The Pixel Visual Core is a custom image processing unit built into the Pixel 2 and its bigger brother the Pixel 2 XL. It sits alongside the DSP built into Qualcomm’s processor, allegedly allowing for much better photos to be taken. After all, proprietary hardware and software usually mesh well.
They still use Hexagon (QDSP) from the Google Camera app on the Pixel 2 (XL) just like the Pixel (XL) and they still have a special google_camera_app SELinux policy domain. Other apps can’t do what Google Camera does right now.

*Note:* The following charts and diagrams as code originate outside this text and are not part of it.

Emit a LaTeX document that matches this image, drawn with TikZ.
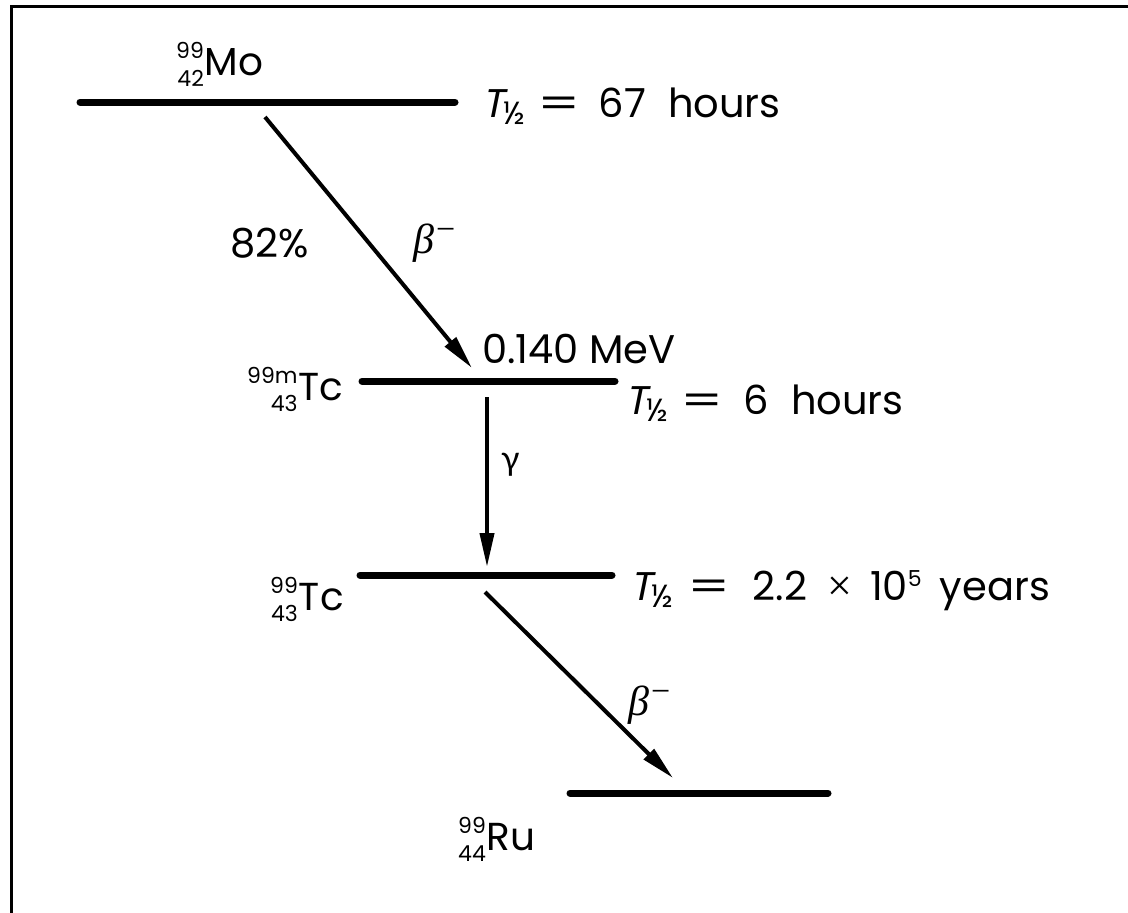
\documentclass[tikz,border=0pt]{standalone}
\usepackage{fontspec}
\usepackage{graphicx}
\setmainfont{Poppins}
\newfontfamily\oblfont[FakeSlant=0.2]{Poppins}
\newfontfamily\grkfont{Lato}
\newfontfamily\betafont{Liberation Serif}
\usetikzlibrary{arrows.meta}
\newcommand\nucfont{\fontsize{22}{28}\selectfont}
\newcommand\nuc[3]{\raisebox{-11pt}{\nucfont\begin{tabular}[b]{@{}r@{}}#1\\#2\end{tabular}}\kern1pt#3}
\newcommand\thalf{{\oblfont T}\raisebox{-7pt}{\fontsize{32}{32}\selectfont ½}}
\newcommand\eqs{\scalebox{1.5}[1]{=}}
\newcommand\tms{{\betafont\fontsize{44}{44}\selectfont ×}}
\newcommand\betaminus{{\betafont\itshape\fontsize{42}{44}\selectfont β}\raisebox{13pt}{\betafont\fontsize{34}{34}\selectfont\kern2pt −}}
\begin{document}
\begin{tikzpicture}[x=1pt,y=-1pt,
  level/.style={line width=7pt, line cap=round},
  decay/.style={line width=4pt, -{Triangle[length=34pt,width=14pt]}},
  lbl/.style={anchor=base west, inner sep=0pt, font=\fontsize{40}{44}\selectfont},
  nucl/.style={anchor=base west, inner sep=0pt, font=\fontsize{39}{42}\selectfont}]
\useasboundingbox (0,0) rectangle (1128,913);
% frame
\draw[line width=3pt] (11,913) -- (11,6) -- (1128,6);
% level end points
\coordinate (moL) at (80,102);  \coordinate (moR) at (455,102);
\coordinate (tcmL) at (362,381); \coordinate (tcmR) at (615,381);
\coordinate (tcL) at (360,575);  \coordinate (tcR) at (612,575);
\coordinate (ruL) at (570,793);  \coordinate (ruR) at (828,793);
\draw[level] (moL) -- (moR);
\draw[level] (tcmL) -- (tcmR);
\draw[level] (tcL) -- (tcR);
\draw[level] (ruL) -- (ruR);
% decay arrows
\coordinate (b1s) at (265,117); \coordinate (b1e) at (472,368);
\coordinate (gs) at (487,397);  \coordinate (ge) at (487,567);
\coordinate (b2s) at (485,592); \coordinate (b2e) at (673,778);
\draw[decay] (b1s) -- (b1e);
\draw[decay] (gs) -- (ge);
\draw[decay] (b2s) -- (b2e);
% nuclide labels
\node[nucl] (mo) at (176,75) {\nuc{99}{42}{Mo}};
\node[nucl] (tcm) at (247,400) {\nuc{99m}{43}{Tc}};
\node[nucl] (tc) at (270,610) {\nuc{99}{43}{Tc}};
\node[nucl] (ru) at (458,850) {\nuc{99}{44}{Ru}};
% half lives
\node[lbl] (h1) at (482,117) {\thalf\hspace{12pt}\eqs\hspace{18pt}67\hspace{22pt}hours};
\node[lbl] (h2) at (625,414) {\thalf\hspace{12pt}\eqs\hspace{20pt}6\hspace{22pt}hours};
\node[lbl] (h3) at (630,600) {\thalf\hspace{14pt}\eqs\hspace{22pt}2.2\hspace{20pt}\tms\hspace{18pt}10\raisebox{14pt}{\fontsize{22}{22}\selectfont 5}\hspace{18pt}years};
% other labels
\node[lbl] (pct) at (230,257) {82\%};
\node[lbl] (be1) at (413,253) {\betaminus};
\node[lbl] (en) at (482,363) {0.140 MeV};
\node[lbl, font=\fontsize{34}{40}\selectfont] (gam) at (501,470) {\grkfont γ};
\node[lbl] (be2) at (628,715) {\betaminus};
\end{tikzpicture}
\end{document}
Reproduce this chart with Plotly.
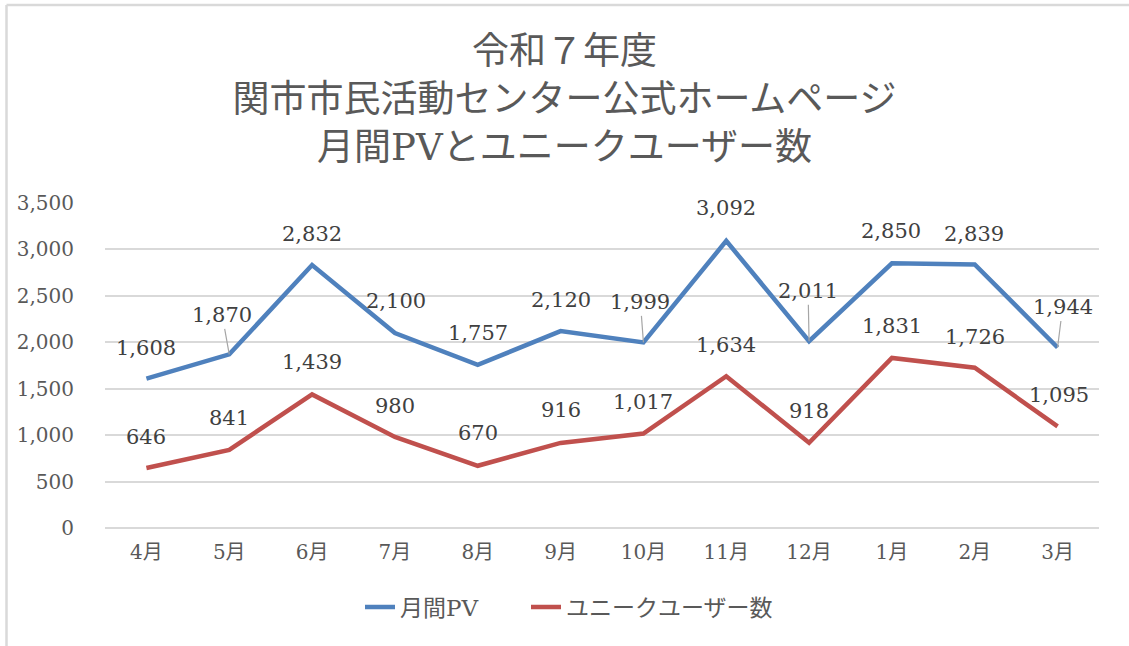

— CopperheadOS (@CopperheadOS) February 7, 2018
However, it looks like the stock camera app on the Pixel 2 doesn’t actually take advantage of the Pixel Visual Core, instead opting for proprietary software processing on the Qualcomm Hexagon DSP to get the amazing results we see with the Google Camera app. Brian Rakowski, vice president of product management at Google addressed this issue over at FoneArena:
“Turns out we do pretty sophisticated processing, optimising and tuning in the camera app itself to get the maximum performance possible. We do ZSL and fast buffering to get fast HDR capture. So we don’t take advantage of the Pixel Visual Core, we don’t need to take advantage of it.”
The Pixel Visual Core is for third party apps, giving other app makers the advantages of Google’s advanced photo capabilities via an API and specialized processor hardware. It’s strange that Google’s own camera app does not use it, but it makes perfect sense why it’s in the phone.